* BEGIN Record list *

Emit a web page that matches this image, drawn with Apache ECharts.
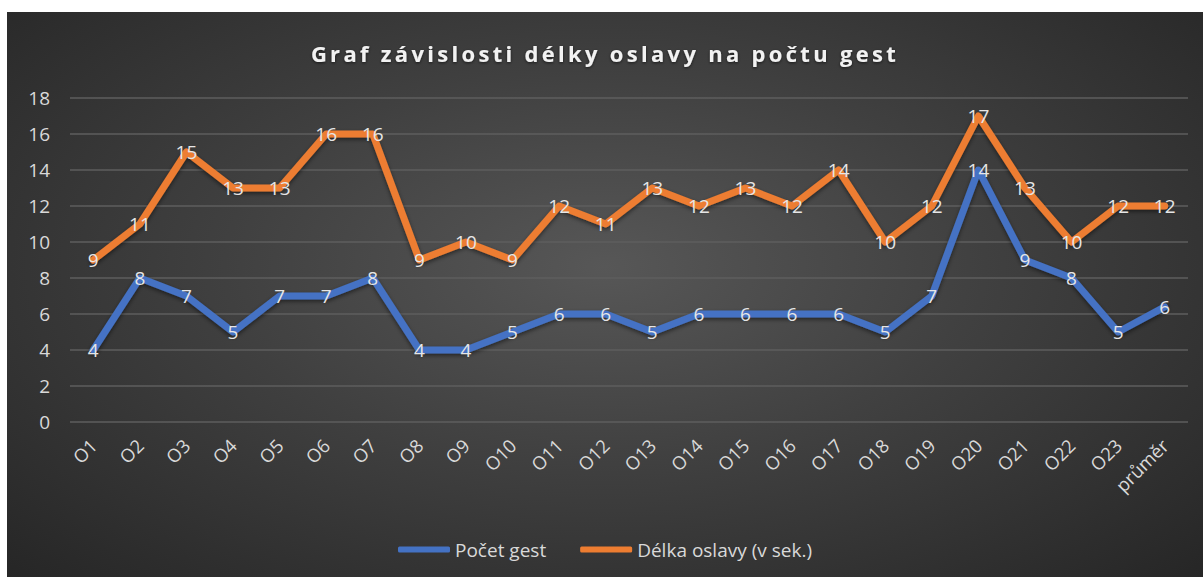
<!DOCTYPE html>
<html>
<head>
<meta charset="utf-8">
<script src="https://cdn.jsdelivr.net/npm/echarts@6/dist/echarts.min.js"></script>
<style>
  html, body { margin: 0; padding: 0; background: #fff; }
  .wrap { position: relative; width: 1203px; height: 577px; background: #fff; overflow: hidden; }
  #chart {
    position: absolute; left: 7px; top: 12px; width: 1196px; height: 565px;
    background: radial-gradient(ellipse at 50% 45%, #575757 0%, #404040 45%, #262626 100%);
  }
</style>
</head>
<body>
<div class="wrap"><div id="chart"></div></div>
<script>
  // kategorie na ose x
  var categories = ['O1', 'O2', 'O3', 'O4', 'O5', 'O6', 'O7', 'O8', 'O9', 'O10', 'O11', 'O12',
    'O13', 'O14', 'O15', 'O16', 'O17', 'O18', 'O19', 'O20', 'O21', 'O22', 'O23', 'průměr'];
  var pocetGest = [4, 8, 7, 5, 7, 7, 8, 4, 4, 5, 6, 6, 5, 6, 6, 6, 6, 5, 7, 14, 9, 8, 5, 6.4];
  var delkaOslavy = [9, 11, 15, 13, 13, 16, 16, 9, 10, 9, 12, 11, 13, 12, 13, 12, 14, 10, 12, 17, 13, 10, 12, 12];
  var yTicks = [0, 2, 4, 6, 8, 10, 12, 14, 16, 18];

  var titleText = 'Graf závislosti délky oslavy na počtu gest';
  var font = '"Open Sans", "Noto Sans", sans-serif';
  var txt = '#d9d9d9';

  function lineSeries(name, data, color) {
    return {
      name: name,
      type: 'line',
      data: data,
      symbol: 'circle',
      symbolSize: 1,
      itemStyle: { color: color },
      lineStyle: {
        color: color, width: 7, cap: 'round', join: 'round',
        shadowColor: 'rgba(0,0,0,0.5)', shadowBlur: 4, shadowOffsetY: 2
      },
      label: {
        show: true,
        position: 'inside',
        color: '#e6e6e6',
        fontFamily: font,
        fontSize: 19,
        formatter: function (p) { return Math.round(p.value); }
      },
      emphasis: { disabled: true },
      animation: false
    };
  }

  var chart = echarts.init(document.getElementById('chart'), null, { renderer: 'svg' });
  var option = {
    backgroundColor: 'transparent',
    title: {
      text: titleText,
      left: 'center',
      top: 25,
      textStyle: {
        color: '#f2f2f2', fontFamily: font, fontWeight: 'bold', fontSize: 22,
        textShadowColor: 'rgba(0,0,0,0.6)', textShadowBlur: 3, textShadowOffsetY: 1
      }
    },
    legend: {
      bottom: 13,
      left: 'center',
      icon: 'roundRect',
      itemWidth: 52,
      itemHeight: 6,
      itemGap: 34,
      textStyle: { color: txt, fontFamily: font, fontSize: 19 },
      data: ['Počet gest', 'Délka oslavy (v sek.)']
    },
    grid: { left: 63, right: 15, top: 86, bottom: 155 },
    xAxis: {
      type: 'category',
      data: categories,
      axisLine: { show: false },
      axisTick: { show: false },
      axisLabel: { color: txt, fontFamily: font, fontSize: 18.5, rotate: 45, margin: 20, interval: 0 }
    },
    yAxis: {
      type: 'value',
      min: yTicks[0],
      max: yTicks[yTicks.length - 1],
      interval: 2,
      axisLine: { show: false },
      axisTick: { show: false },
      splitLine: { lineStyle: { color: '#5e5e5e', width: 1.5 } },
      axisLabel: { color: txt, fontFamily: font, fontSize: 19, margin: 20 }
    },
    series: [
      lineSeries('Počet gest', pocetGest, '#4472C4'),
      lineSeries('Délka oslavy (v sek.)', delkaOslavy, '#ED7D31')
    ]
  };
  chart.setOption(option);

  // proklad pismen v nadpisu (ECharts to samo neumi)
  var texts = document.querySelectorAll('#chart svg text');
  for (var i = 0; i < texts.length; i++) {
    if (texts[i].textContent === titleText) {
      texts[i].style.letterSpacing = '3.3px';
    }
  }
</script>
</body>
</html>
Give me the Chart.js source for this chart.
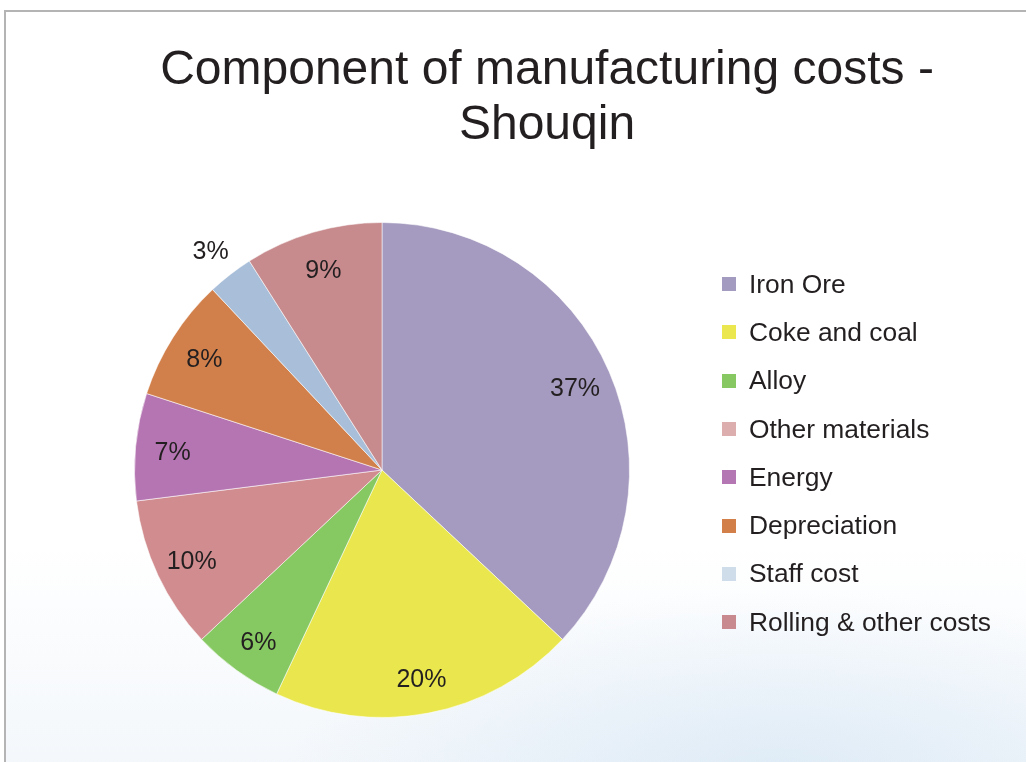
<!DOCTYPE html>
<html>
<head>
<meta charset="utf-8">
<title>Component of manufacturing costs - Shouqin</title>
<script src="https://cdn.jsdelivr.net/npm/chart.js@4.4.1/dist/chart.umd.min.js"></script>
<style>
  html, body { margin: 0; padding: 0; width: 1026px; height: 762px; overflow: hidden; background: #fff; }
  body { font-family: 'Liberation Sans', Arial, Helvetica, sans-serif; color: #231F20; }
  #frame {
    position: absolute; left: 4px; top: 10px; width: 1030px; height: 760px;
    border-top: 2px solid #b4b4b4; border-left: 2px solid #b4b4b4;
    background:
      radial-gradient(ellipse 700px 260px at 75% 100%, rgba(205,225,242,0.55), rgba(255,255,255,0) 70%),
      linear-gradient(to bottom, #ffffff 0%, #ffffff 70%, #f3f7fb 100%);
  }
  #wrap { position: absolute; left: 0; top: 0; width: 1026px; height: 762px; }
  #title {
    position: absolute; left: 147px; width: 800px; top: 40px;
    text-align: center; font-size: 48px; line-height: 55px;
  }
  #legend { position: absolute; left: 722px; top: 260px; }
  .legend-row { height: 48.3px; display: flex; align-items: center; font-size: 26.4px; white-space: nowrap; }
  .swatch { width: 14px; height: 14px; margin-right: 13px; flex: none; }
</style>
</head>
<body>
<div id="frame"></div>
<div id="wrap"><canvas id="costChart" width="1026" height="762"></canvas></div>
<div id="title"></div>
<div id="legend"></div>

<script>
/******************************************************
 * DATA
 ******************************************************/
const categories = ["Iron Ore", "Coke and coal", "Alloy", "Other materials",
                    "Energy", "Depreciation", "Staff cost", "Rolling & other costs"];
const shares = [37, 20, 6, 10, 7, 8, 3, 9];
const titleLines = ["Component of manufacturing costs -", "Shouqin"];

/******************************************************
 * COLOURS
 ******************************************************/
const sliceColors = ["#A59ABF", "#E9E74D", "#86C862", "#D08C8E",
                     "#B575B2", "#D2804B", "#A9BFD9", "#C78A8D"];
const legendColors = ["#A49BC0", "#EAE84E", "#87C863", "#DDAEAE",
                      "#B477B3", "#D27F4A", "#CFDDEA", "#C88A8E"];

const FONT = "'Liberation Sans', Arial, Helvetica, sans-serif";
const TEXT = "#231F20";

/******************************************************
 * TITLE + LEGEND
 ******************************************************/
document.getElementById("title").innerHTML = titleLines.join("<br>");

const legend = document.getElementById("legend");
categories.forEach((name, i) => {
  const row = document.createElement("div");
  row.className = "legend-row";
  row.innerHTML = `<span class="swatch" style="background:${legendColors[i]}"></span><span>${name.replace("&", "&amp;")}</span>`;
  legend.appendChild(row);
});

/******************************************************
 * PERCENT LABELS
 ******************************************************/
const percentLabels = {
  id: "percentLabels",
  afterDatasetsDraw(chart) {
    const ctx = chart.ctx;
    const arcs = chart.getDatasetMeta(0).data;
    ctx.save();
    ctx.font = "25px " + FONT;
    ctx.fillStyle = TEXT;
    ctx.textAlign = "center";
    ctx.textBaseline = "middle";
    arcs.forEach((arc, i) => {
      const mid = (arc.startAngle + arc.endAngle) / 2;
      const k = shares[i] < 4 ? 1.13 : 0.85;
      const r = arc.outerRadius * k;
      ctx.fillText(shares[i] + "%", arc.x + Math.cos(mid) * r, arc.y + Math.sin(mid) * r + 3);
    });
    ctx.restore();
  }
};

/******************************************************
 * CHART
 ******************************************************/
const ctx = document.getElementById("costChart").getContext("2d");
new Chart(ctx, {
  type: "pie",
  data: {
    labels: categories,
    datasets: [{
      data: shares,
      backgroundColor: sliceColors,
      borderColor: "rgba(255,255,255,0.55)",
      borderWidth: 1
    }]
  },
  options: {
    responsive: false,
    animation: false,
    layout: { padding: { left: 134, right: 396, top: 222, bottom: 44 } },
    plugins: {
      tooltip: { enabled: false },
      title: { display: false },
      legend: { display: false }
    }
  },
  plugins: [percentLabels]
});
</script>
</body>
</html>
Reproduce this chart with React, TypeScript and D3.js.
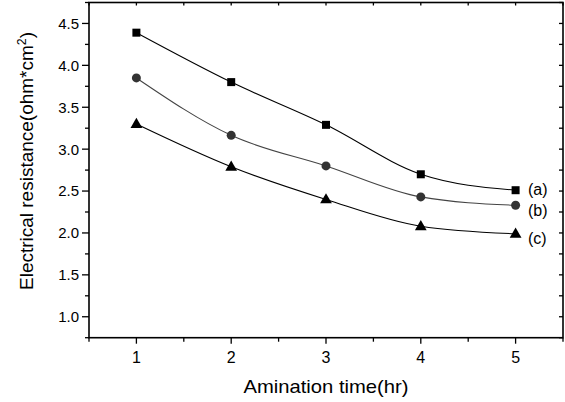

* END Record list *

▶ [Task brief] Return only the lines from the start of the data through the line that contains "var txt = '#d9d9d9';", please, copying them exactly and omitting all pictures.

▶ [Answer for this exercise]
Emit a web page that matches this image, drawn with Apache ECharts.
<!DOCTYPE html>
<html>
<head>
<meta charset="utf-8">
<script src="https://cdn.jsdelivr.net/npm/echarts@6/dist/echarts.min.js"></script>
<style>
  html, body { margin: 0; padding: 0; background: #fff; }
  .wrap { position: relative; width: 1203px; height: 577px; background: #fff; overflow: hidden; }
  #chart {
    position: absolute; left: 7px; top: 12px; width: 1196px; height: 565px;
    background: radial-gradient(ellipse at 50% 45%, #575757 0%, #404040 45%, #262626 100%);
  }
</style>
</head>
<body>
<div class="wrap"><div id="chart"></div></div>
<script>
  // kategorie na ose x
  var categories = ['O1', 'O2', 'O3', 'O4', 'O5', 'O6', 'O7', 'O8', 'O9', 'O10', 'O11', 'O12',
    'O13', 'O14', 'O15', 'O16', 'O17', 'O18', 'O19', 'O20', 'O21', 'O22', 'O23', 'průměr'];
  var pocetGest = [4, 8, 7, 5, 7, 7, 8, 4, 4, 5, 6, 6, 5, 6, 6, 6, 6, 5, 7, 14, 9, 8, 5, 6.4];
  var delkaOslavy = [9, 11, 15, 13, 13, 16, 16, 9, 10, 9, 12, 11, 13, 12, 13, 12, 14, 10, 12, 17, 13, 10, 12, 12];
  var yTicks = [0, 2, 4, 6, 8, 10, 12, 14, 16, 18];

  var titleText = 'Graf závislosti délky oslavy na počtu gest';
  var font = '"Open Sans", "Noto Sans", sans-serif';
  var txt = '#d9d9d9';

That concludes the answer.